These suggestions may help you reduce the risk of being the victim of sexual misconduct:
- Clearly communicate your limits to your sexual partner before things go too far.
- If you consent to sexual activity but do not like what is happening, clearly communicate your withdrawal of consent through your words or actions.
- If you do not want to engage in sexual activity, let your partner know that you do not like what is happening and that you do not want to engage in these activities.
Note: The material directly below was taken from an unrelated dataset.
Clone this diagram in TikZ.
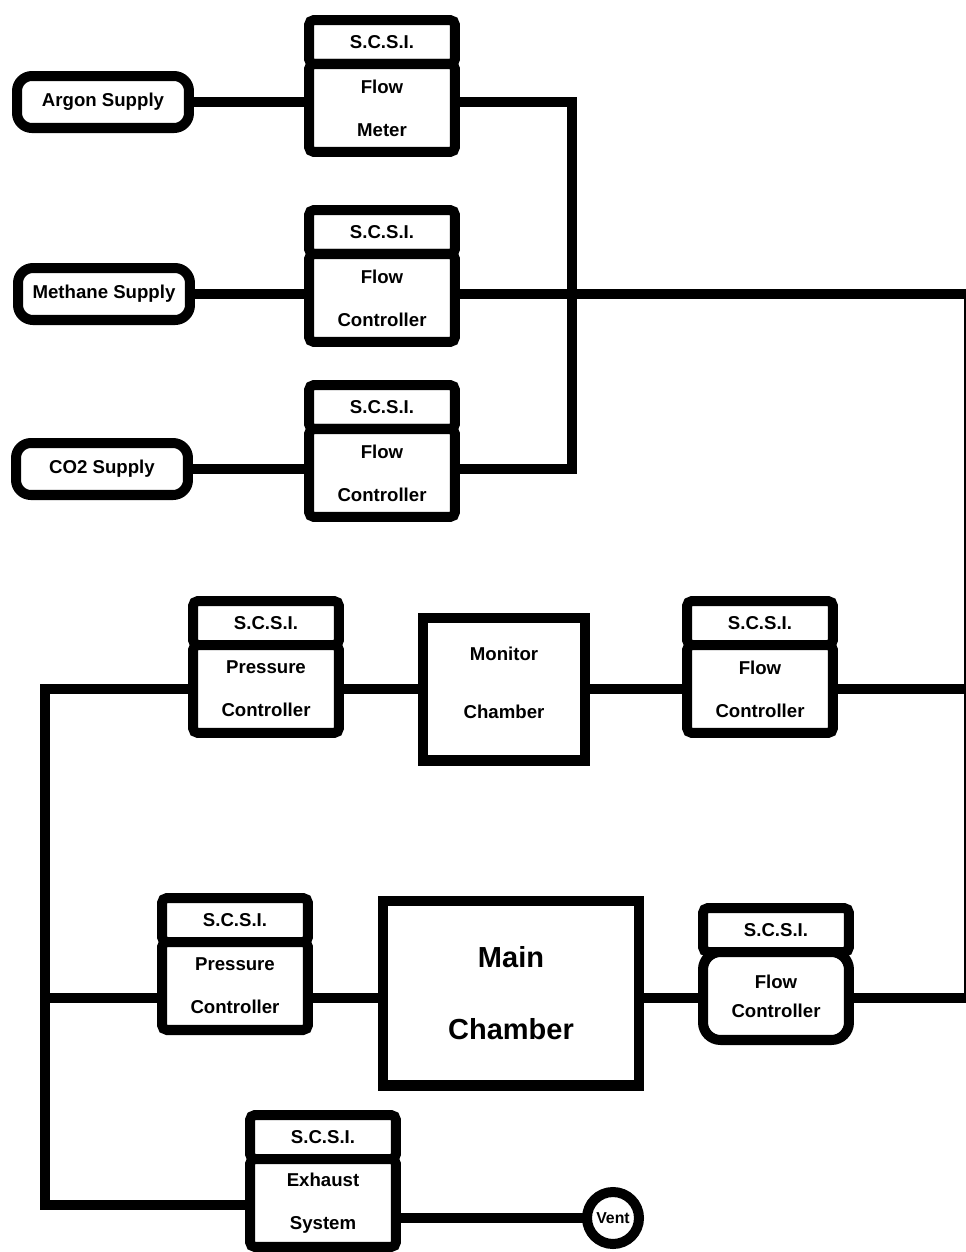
\documentclass[tikz,border=0pt]{standalone}
\usepackage{fontspec}
\setmainfont{Liberation Sans}
\usetikzlibrary{positioning}

\begin{document}
\begin{tikzpicture}[x=0.02cm, y=-0.02cm,
    every node/.style={font=\bfseries\fontsize{10.6}{12}\selectfont},
    pipe/.style={line width=5.7pt},
    box/.style={draw, line width=5.7pt, outer sep=0pt, inner sep=0pt, fill=white},
    supply/.style={box, rounded corners=0.3cm, minimum width=3.44cm, minimum height=1.04cm},
    scsihead/.style={box, rounded corners=0.1cm, minimum width=2.92cm, minimum height=0.88cm},
    scsibody/.style={box, rounded corners=0.1cm, minimum width=2.92cm, minimum height=1.76cm,
        align=center, font=\bfseries\fontsize{10.6}{24.4}\selectfont},
    chamber/.style={box, align=center},
    vent/.style={box, circle, minimum size=1.04cm, font=\bfseries\fontsize{9}{10}\selectfont}]

    \useasboundingbox (0,0) rectangle (965,1252);

    % Gas supplies
    \node[supply] (argon) at (103,102) {Argon Supply};
    \node[supply] (methane) at (104,294) {Methane Supply};
    \node[supply] (co2) at (102,469) {CO2 Supply};

    % S.C.S.I. units on the supply lines
    \node[scsihead] (fm1h) at (382,42) {S.C.S.I.};
    \node[scsibody, below=0pt of fm1h] (fm1b) {Flow\\Meter};
    \node[scsihead] (fc1h) at (382,232) {S.C.S.I.};
    \node[scsibody, below=0pt of fc1h] (fc1b) {Flow\\Controller};
    \node[scsihead] (fc2h) at (382,407) {S.C.S.I.};
    \node[scsibody, below=0pt of fc2h] (fc2b) {Flow\\Controller};

    % Monitor chamber line
    \node[scsihead] (pc1h) at (266,623) {S.C.S.I.};
    \node[scsibody, below=0pt of pc1h] (pc1b) {Pressure\\Controller};
    \node[chamber, minimum width=3.24cm, minimum height=2.86cm, text depth=0.25cm,
        font=\bfseries\fontsize{10.6}{33.5}\selectfont] (mon) at (504,689) {Monitor\\Chamber};
    \node[scsihead] (fc3h) at (760,623) {S.C.S.I.};
    \node[scsibody, below=0pt of fc3h] (fc3b) {Flow\\Controller};

    % Main chamber line
    \node[scsihead] (pc2h) at (235,920) {S.C.S.I.};
    \node[scsibody, below=0pt of pc2h] (pc2b) {Pressure\\Controller};
    \node[chamber, minimum width=5.14cm, minimum height=3.7cm,
        font=\bfseries\fontsize{16.5}{41.4}\selectfont] (main) at (511,993) {Main\\Chamber};
    \node[scsihead] (fc4h) at (776,930) {S.C.S.I.};
    \node[scsibody, below=0pt of fc4h, rounded corners=0.35cm,
        font=\bfseries\fontsize{10.6}{16.4}\selectfont] (fc4b) {Flow\\Controller};

    % Exhaust
    \node[scsihead] (exh) at (323,1137) {S.C.S.I.};
    \node[scsibody, below=0pt of exh] (exb) {Exhaust\\System};
    \node[vent] (vent) at (613,1218) {Vent};

    % Pipe coordinates
    \coordinate (mix) at (572,294);
    \coordinate (rim) at (969,0);
    \coordinate (row1) at (45,689);
    \coordinate (row2) at (45,998);
    \coordinate (row3) at (45,1205);

    % Supplies into the meters
    \draw[pipe] (argon.east) -- (argon -| fm1b.west);
    \draw[pipe] (methane.east) -- (methane -| fc1b.west);
    \draw[pipe] (co2.east) -- (co2 -| fc2b.west);

    % Mixing manifold and feed down the right side
    \draw[pipe] (argon -| fm1b.east) -| (mix) |- (co2 -| fc2b.east);
    \draw[pipe] (methane -| fc1b.east) -- (methane -| rim) |- (fc4b.east |- row2);

    % Monitor line
    \draw[pipe] (fc3b.east |- row1) -- (rim |- row1);
    \draw[pipe] (mon.east |- row1) -- (fc3b.west |- row1);
    \draw[pipe] (pc1b.east |- row1) -- (mon.west |- row1);

    % Main line
    \draw[pipe] (fc4b.west |- row2) -- (main.east |- row2);
    \draw[pipe] (pc2b.east |- row2) -- (main.west |- row2);

    % Return trunk to the exhaust
    \draw[pipe] (pc1b.west |- row1) -- (row1) -- (row3) -- (exb.west |- row3);
    \draw[pipe] (row2) -- (pc2b.west |- row2);
    \draw[pipe] (exb.east |- vent) -- (vent.west);
\end{tikzpicture}
\end{document}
This can include saying no, leaving the room, or any other words or actions that show your partner that you do not want to engage in sexual activity
- If you find yourself in an uncomfortable situation, call for help or find help.
- Be responsible for your alcohol/drug consumption and realize that such consumption will lower your sexual inhibitions, interfere with your ability to make rational decisions, and make you vulnerable.
- Watch out for your friends and allow them to watch out for you.
These suggestions may help you reduce the risk of being accused of sexual misconduct:
- Do not make assumptions about whether you have obtained effective consent; as the initiator of sexual activity, you have the responsibility to obtain effective consent so you should obtain a “YES” prior to engaging in sexual activity.
- Clearly communicate your sexual intentions and allow your sexual partner to clearly respond.
- If you receive mixed messages, do not proceed with sexual activity; take a step back and communicate with your sexual partner.
- Do not take advantage of someone’s drunkenness or drugged state, even if they caused it themselves and even if they appear to want to engage in sexual activity.
- Realize that your sexual partner could be intimidated by you simply because of your size or gender and that you could be viewed as having a power advantage.
- Understand that consent to one sexual act does not imply consent to other sexual acts.
- Do not interpret silence as an indication of consent. Pay attention to your sexual partner’s verbal and non-verbal communication and body language. Verbal consent is the clearest form of consent.